##### Dataset rows

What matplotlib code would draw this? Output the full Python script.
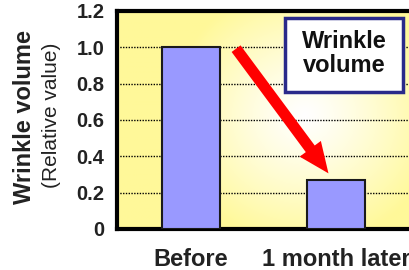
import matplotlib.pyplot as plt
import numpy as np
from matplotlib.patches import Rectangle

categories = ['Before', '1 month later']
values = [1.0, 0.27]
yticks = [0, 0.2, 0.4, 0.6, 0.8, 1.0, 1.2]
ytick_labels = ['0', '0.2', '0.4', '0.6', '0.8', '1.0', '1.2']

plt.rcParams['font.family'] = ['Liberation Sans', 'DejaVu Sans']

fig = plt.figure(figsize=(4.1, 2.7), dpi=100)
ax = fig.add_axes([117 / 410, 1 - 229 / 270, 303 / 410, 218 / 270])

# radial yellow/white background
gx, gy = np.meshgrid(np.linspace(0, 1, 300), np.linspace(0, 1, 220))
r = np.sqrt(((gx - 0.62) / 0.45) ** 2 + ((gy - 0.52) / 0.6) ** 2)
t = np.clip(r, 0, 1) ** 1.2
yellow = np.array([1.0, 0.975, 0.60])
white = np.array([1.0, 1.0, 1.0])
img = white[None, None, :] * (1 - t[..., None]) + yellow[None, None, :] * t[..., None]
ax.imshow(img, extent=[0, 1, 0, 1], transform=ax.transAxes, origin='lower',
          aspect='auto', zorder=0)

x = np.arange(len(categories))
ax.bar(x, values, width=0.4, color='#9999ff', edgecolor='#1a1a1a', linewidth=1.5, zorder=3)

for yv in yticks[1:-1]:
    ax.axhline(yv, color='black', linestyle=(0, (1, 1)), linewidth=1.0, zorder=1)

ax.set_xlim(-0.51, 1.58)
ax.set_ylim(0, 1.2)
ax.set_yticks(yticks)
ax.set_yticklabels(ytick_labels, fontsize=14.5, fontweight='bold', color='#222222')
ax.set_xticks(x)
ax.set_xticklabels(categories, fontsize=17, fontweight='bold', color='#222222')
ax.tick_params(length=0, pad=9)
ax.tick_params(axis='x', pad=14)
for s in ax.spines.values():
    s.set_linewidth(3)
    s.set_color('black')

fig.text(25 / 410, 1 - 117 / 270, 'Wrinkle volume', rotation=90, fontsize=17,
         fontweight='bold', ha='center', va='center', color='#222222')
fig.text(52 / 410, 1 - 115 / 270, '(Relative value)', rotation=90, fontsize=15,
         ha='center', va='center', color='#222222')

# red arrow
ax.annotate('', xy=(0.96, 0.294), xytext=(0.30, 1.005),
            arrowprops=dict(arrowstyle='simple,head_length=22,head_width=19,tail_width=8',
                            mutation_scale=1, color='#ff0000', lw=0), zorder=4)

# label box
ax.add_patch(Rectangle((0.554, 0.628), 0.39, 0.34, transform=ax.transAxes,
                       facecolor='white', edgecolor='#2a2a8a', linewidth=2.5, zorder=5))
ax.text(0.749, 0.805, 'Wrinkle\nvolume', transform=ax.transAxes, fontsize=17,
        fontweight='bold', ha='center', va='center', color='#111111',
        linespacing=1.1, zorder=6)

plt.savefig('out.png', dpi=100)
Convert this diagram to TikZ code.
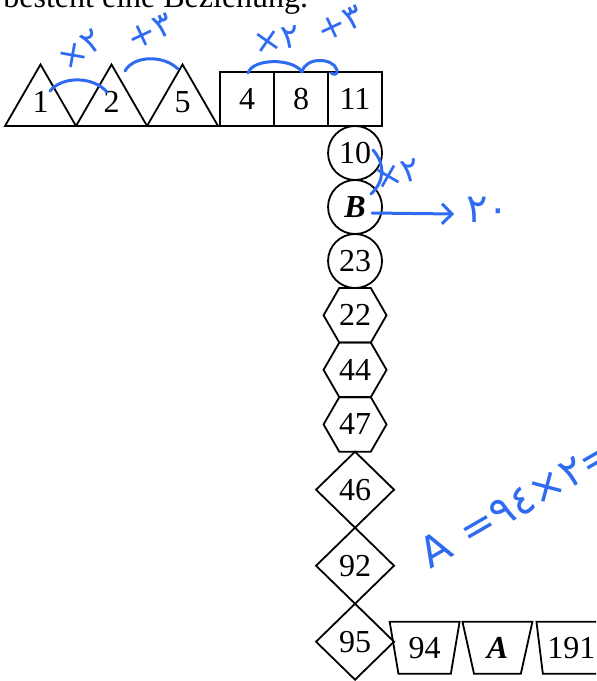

##########

■ **Instruction**:
Output the records above as they stand, from the first line to the line with "from matplotlib.patches import Rectangle", inclusive, and exclude the pictures.

■ **Written answer**:
What matplotlib code would draw this? Output the full Python script.
import matplotlib.pyplot as plt
import numpy as np
from matplotlib.patches import Rectangle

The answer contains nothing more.